What Jesus Said About His Own Triumph

In the last hours of his life in answer to Pontius Pilate Jesus said, "My kingdom is not of this world. If my kingdom were of this world, my servants would have been fighting, that I might not be delivered over to the Jews. But my kingdom is not from the world" (John 18:36).

This does not mean that the kingdom of Christ has no impact on this world. The salt and light and truth and beauty that the kingdom of Christ brings to this world are inestimable. What it means is that this kingdom does not advance by the sword. To spread the gospel and establish the church of Christ and transform the world, Christ puts one sword into the hands of his people: the Word of God.

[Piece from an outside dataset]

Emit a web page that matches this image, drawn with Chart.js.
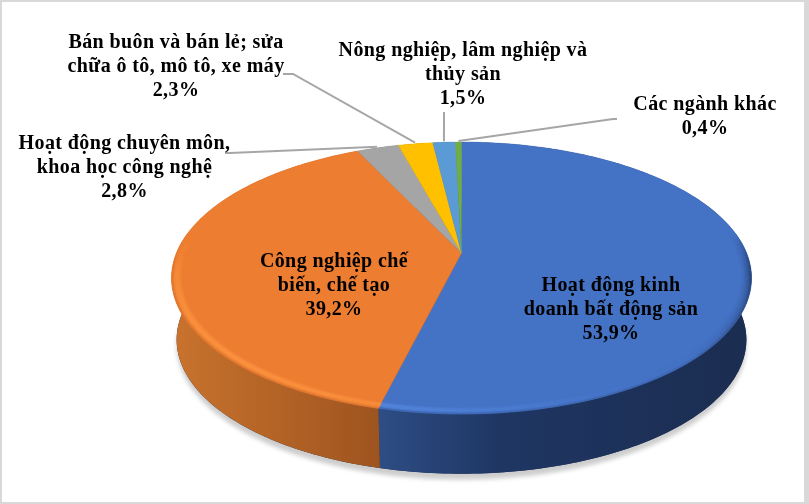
<!DOCTYPE html>
<html>
<head>
<meta charset="utf-8">
<script src="https://cdn.jsdelivr.net/npm/chart.js@4/dist/chart.umd.min.js"></script>
<style>
  html, body { margin: 0; padding: 0; background: #fff; }
  #frame { position: relative; width: 809px; height: 504px; box-sizing: border-box;
    border-style: solid; border-color: #d9d9d9; border-width: 2px 5px 2px 2px; overflow: hidden; }
  #pie { position: absolute; left: -2px; top: -2px; }
</style>
</head>
<body>
<div id="frame"><canvas id="pie" width="809" height="504"></canvas></div>
<script>
// data, clockwise from 12 o'clock
const categories = [
  ["Hoạt động kinh", "doanh bất động sản"],
  ["Công nghiệp chế", "biến, chế tạo"],
  ["Hoạt động chuyên môn,", "khoa học công nghệ"],
  ["Bán buôn và bán lẻ; sửa", "chữa ô tô, mô tô, xe máy"],
  ["Nông nghiệp, lâm nghiệp và", "thủy sản"],
  ["Các ngành khác"],
];
const shares = [53.9, 39.2, 2.8, 2.3, 1.5, 0.4];
const shareLabels = ["53,9%", "39,2%", "2,8%", "2,3%", "1,5%", "0,4%"];

// styles
const topColors = ["#4472c4", "#ed7d31", "#a5a5a5", "#ffc000", "#5b9bd5", "#70ad47"];
const rimLight = ["#5a8ee8", "#fb9340", "#b5b5b5", "#ffcf40", "#6fadea", "#80bd57"];
const rimDark = ["#1b2d50", "#9e541f", "#666666", "#997300", "#2f5f8f", "#43682b"];
const wallStops = [
  [[380, "#2d4d84"], [500, "#1f3663"], [750, "#1b2d50"]],
  [[175, "#c8722d"], [380, "#9e541f"]],
  [[0, "#666666"]], [[0, "#997300"]], [[0, "#2f5f8f"]], [[0, "#43682b"]],
];

// label layout: centre x, first line y, leader elbows
const labelX = [611, 334, 124.5, 176, 463, 705];
const labelY = [286, 262, 144, 43, 51, 105];
const leaders = [null, null, [[230, 153], [225, 153]], [[293, 74], [283, 74]], [[444, 112]], [[613, 119], [617, 119]]];

// perspective of the disc seen from above
const cx = 461.5, tilt = -0.184;
const topDisc = { y: 253, rx: 285, ry: 131.4 };
const baseDisc = { y: 315, rx: 280, ry: 129.5 };
const project = (disc, theta, r) => {
  const u = r * Math.sin(theta), v = -r * Math.cos(theta);
  const d = 1 + tilt * v;
  return [cx + disc.rx * u / d, disc.y + disc.ry * v / d];
};

const hex = c => [1, 3, 5].map(i => parseInt(c.slice(i, i + 2), 16));
const mix = (a, b, t) => {
  const ca = hex(a), cb = hex(b);
  return "rgb(" + ca.map((x, i) => Math.round(x + (cb[i] - x) * t)).join(",") + ")";
};
const toHex = c => "#" + c.match(/\d+/g).map(n => (+n).toString(16).padStart(2, "0")).join("");

const angles = (a, b, step) => {
  const out = [];
  const n = Math.max(2, Math.ceil((b - a) / step));
  for (let i = 0; i <= n; i++) out.push(a + (b - a) * i / n);
  return out;
};
const trace = (ctx, pts) => {
  ctx.beginPath();
  pts.forEach((p, i) => i ? ctx.lineTo(p[0], p[1]) : ctx.moveTo(p[0], p[1]));
  ctx.closePath();
};

const deg = Math.PI / 180;

const drawPie = {
  id: "drawPie",
  // the arcs come from the library, only their shape on screen is changed here
  beforeDatasetDraw(chart, args) {
    const ctx = chart.ctx;
    const arcs = args.meta.data.map((arc, i) => ({
      i, a: arc.startAngle + Math.PI / 2, b: arc.endAngle + Math.PI / 2,
    }));
    ctx.save();

    // ground shadow
    ctx.save();
    ctx.shadowColor = "rgba(0,0,0,0.2)";
    ctx.shadowBlur = 4;
    ctx.shadowOffsetY = 6;
    ctx.fillStyle = "#1b2d50";
    trace(ctx, angles(0, Math.PI * 2, deg).map(t => project(baseDisc, t, 1)));
    ctx.fill();
    ctx.restore();

    // walls
    arcs.forEach(({ i, a, b }) => {
      const ts = angles(a, b, deg);
      const pts = ts.map(t => project(topDisc, t, 1))
        .concat(ts.slice().reverse().map(t => project(baseDisc, t, 1)));
      const stops = wallStops[i];
      const x0 = stops[0][0], x1 = stops[stops.length - 1][0];
      const g = ctx.createLinearGradient(x0, 0, Math.max(x1, x0 + 1), 0);
      stops.forEach(s => g.addColorStop((s[0] - x0) / Math.max(x1 - x0, 1), s[1]));
      ctx.fillStyle = g;
      trace(ctx, pts);
      ctx.fill();
    });

    // top face
    arcs.forEach(({ i, a, b }) => {
      const pts = [project(topDisc, 0, 0)].concat(angles(a, b, deg).map(t => project(topDisc, t, 1)));
      ctx.fillStyle = topColors[i];
      ctx.strokeStyle = topColors[i];
      ctx.lineWidth = 0.4;
      trace(ctx, pts);
      ctx.fill();
      ctx.stroke();
    });

    // bevel round the front edge
    const rings = 6, inner = 0.965;
    arcs.forEach(({ i, a, b }) => {
      const ts = angles(a, b, deg);
      for (let k = 0; k < rings; k++) {
        const rr = (k + 0.5) / rings;
        const r0 = inner + (1 - inner) * k / rings, r1 = inner + (1 - inner) * (k + 1) / rings;
        for (let j = 0; j < ts.length - 1; j++) {
          const t = (ts[j] + ts[j + 1]) / 2;
          const s = Math.cos(t - 225 * deg);
          const fade = Math.min(1, Math.max(0, (-Math.cos(t) + 0.15) / 0.3));
          if (fade <= 0) continue;
          let c;
          if (s > 0) c = mix(topColors[i], rimLight[i], s * s * fade * Math.sin(Math.PI * Math.min(1, rr * 1.05)));
          else c = mix(topColors[i], rimDark[i], -s * fade * Math.pow(rr, 1.5) * 1.1);
          c = mix(toHex(c), rimDark[i], fade * Math.max(0, rr - 0.85) * 2.2);
          ctx.fillStyle = c;
          ctx.strokeStyle = c;
          ctx.lineWidth = 0.4;
          trace(ctx, [project(topDisc, ts[j], r0), project(topDisc, ts[j + 1], r0),
            project(topDisc, ts[j + 1], r1), project(topDisc, ts[j], r1)]);
          ctx.fill();
          ctx.stroke();
        }
      }
    });

    // leader lines
    ctx.strokeStyle = "#a6a6a6";
    ctx.lineWidth = 2;
    arcs.forEach(({ i, a, b }) => {
      if (!leaders[i]) return;
      const end = project(topDisc, (a + b) / 2, 1.012);
      ctx.beginPath();
      ctx.moveTo(end[0], end[1]);
      leaders[i].forEach(p => ctx.lineTo(p[0], p[1]));
      ctx.stroke();
    });

    // labels
    ctx.fillStyle = "#000";
    ctx.font = "bold 20px 'Liberation Serif'";
    ctx.letterSpacing = "0.4px";
    ctx.textAlign = "center";
    ctx.textBaseline = "middle";
    categories.forEach((lines, i) => {
      lines.concat(shareLabels[i]).forEach((line, n) => {
        ctx.fillText(line, labelX[i], labelY[i] + n * 24);
      });
    });

    ctx.restore();
    return false;
  },
};

new Chart(document.getElementById("pie"), {
  type: "pie",
  plugins: [drawPie],
  data: {
    labels: categories.map(c => c.join(" ")),
    datasets: [{ data: shares, backgroundColor: topColors, borderWidth: 0 }],
  },
  options: {
    responsive: false,
    animation: false,
    rotation: 0,
    plugins: { legend: { display: false }, tooltip: { enabled: false } },
  },
});
</script>
</body>
</html>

And in that Word he says, "Repay no one evil for evil . . . Beloved, never avenge yourselves, but leave it to the wrath of God, for it is written, 'Vengeance is mine, I will repay, says the Lord'" (Romans 12:17, 19). The vengeance of Christ, and the final end of tolerance, is the ground of love, not violence.

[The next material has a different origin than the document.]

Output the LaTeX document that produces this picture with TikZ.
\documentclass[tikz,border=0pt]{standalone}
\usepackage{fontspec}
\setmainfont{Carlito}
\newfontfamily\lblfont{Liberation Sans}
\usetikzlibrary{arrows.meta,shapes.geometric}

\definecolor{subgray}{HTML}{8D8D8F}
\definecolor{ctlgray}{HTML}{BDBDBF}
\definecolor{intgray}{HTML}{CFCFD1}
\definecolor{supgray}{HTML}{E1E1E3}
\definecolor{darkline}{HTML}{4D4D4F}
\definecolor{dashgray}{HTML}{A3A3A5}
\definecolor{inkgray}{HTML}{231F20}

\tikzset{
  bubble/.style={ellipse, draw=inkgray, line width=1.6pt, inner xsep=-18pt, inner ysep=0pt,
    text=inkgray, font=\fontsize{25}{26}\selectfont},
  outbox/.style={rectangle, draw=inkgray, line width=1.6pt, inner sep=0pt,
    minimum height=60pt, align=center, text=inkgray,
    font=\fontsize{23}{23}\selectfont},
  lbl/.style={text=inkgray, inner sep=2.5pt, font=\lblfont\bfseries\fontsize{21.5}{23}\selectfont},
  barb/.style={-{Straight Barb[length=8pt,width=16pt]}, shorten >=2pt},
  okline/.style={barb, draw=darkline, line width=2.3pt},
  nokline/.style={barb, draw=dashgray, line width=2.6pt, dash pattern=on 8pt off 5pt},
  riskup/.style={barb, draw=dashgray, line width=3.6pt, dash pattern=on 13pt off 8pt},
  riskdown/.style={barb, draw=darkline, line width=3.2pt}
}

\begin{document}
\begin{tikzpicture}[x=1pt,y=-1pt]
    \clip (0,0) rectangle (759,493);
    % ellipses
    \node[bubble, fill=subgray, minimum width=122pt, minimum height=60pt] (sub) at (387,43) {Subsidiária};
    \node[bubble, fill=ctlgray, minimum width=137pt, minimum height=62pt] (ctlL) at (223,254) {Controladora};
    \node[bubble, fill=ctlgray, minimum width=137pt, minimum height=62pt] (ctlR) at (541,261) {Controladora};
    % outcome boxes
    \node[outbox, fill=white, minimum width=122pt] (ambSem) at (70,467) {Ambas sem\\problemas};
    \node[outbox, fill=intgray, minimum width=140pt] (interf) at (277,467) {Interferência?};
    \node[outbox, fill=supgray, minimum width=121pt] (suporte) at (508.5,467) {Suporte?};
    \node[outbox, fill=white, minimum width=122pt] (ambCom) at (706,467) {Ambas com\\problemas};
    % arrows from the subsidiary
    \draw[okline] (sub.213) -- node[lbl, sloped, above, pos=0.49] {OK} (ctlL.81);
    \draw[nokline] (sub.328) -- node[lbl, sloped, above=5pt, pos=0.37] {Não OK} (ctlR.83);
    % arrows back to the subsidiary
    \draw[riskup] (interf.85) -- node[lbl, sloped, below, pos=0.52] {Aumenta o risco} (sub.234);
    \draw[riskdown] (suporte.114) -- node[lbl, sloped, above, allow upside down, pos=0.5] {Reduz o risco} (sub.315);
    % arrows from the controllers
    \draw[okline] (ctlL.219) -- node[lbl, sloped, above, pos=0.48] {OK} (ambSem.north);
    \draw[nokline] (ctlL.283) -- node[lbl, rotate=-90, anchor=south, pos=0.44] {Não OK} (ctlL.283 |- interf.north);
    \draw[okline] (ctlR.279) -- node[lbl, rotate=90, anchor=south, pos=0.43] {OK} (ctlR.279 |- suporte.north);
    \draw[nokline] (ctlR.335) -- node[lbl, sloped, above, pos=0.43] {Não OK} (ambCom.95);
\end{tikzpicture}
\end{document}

Therefore Christian graduates of Wheaton College will not play the Joshua of the conquest of Canaan, which was a redemptive-historical season of savagery and judgment, appointed by God for a limited time and place. But now with the coming of Jesus into the world and the kingdom of God being taken away from Israel (Matthew 21:43) and given to a people bearing the fruits of it from every tribe and tongue and nation-Palestinian, Jew, Saudi, Afghani, Latino, Chinese-a new time and a new way is here. The way of suffering and patience and love and courage, persuading and pleading with the world to be reconciled to God.

My Question as a Prayer

Lord, do you want us to tell fire to come down from heaven and consume them? (Luke 9:54). No, you don't know what spirit you are of. Come, walk with me toward Jerusalem, we have other villages to reach.

Lord, an enemy has sown weeds with the wheat in the world. Do you want us to go pull them up? No. Let them grow. At harvest time I will tell the reapers, Gather the weeds first and bind them in bundles to be burned, but gather the wheat into my barn (Matthew 13:30).

God, should we fight to spare our Christ the shame of rejection and the cross? No. Put your sword away. Join my Son on the Calvary road. Show by your willingness to rejoice in unjust treatment for Christ's sake that your treasure is in heaven, and that you know the day is coming when all tolerance will cease, and Christ alone will be exalted. Let that be your joy and your hope, class of 2002. Follow the crucified Christ in patient suffering. Don't kill to spread your faith. Die to spread your faith. Christ is the end and the ground of your tolerance and your suffering. Give place to wrath. Love your enemies.

May the seed of this message find good soil in the class of 2002 so that you become unshakeable trees of conviction and courage and love.